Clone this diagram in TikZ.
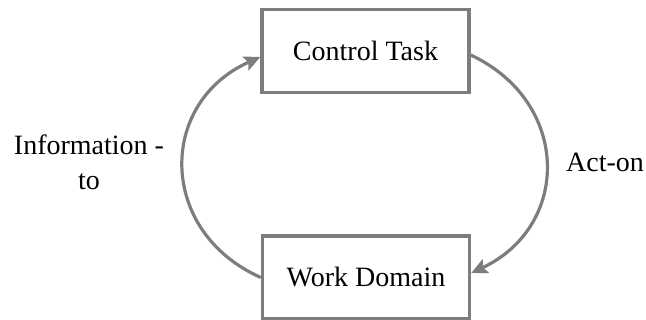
\documentclass[tikz,border=0pt]{standalone}
\usepackage{fontspec}
\setmainfont{Liberation Serif}
\usetikzlibrary{arrows.meta}
\definecolor{linegray}{RGB}{125,125,125}
\begin{document}
\begin{tikzpicture}[x=1pt,y=1pt,
  box/.style={draw=linegray, line width=3.5pt, fill=white, minimum width=207pt, minimum height=83pt, inner sep=0pt, font=\fontsize{28}{34}\selectfont},
  lbl/.style={font=\fontsize{28}{35}\selectfont, align=center, inner sep=0pt},
  flow/.style={draw=linegray, line width=3.2pt, -{Stealth[length=16pt,width=15pt,inset=3pt]}}]
  \useasboundingbox (0,0) rectangle (646,320);
  % the two boxes
  \node[box] (ct) at (365.5,269) {Control Task};
  \node[box] (wd) at (366,42.5) {Work Domain};
  % cycle arcs
  \draw[flow] ([yshift=-4pt]ct.east) .. controls +(100,-47) and +(100,47) .. ([yshift=4.5pt]wd.east);
  \draw[flow] (wd.west) .. controls +(-103,46) and +(-103,-46) .. ([yshift=-6pt]ct.west);
  % arc labels
  \node[lbl, anchor=base] (info) at (89,130) {Information -\\to};
  \node[lbl, anchor=base] (act) at (605,148) {Act-on};
\end{tikzpicture}
\end{document}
-=-=-
:: TASK DESCRIPTION ::
Set the data above down again exactly as given, with no pictures.

:: THE COMPLETED TASK ::
Clone this diagram in TikZ.
\documentclass[tikz,border=0pt]{standalone}
\usepackage{fontspec}
\setmainfont{Liberation Serif}
\usetikzlibrary{arrows.meta}
\definecolor{linegray}{RGB}{125,125,125}
\begin{document}
\begin{tikzpicture}[x=1pt,y=1pt,
  box/.style={draw=linegray, line width=3.5pt, fill=white, minimum width=207pt, minimum height=83pt, inner sep=0pt, font=\fontsize{28}{34}\selectfont},
  lbl/.style={font=\fontsize{28}{35}\selectfont, align=center, inner sep=0pt},
  flow/.style={draw=linegray, line width=3.2pt, -{Stealth[length=16pt,width=15pt,inset=3pt]}}]
  \useasboundingbox (0,0) rectangle (646,320);
  % the two boxes
  \node[box] (ct) at (365.5,269) {Control Task};
  \node[box] (wd) at (366,42.5) {Work Domain};
  % cycle arcs
  \draw[flow] ([yshift=-4pt]ct.east) .. controls +(100,-47) and +(100,47) .. ([yshift=4.5pt]wd.east);
  \draw[flow] (wd.west) .. controls +(-103,46) and +(-103,-46) .. ([yshift=-6pt]ct.west);
  % arc labels
  \node[lbl, anchor=base] (info) at (89,130) {Information -\\to};
  \node[lbl, anchor=base] (act) at (605,148) {Act-on};
\end{tikzpicture}
\end{document}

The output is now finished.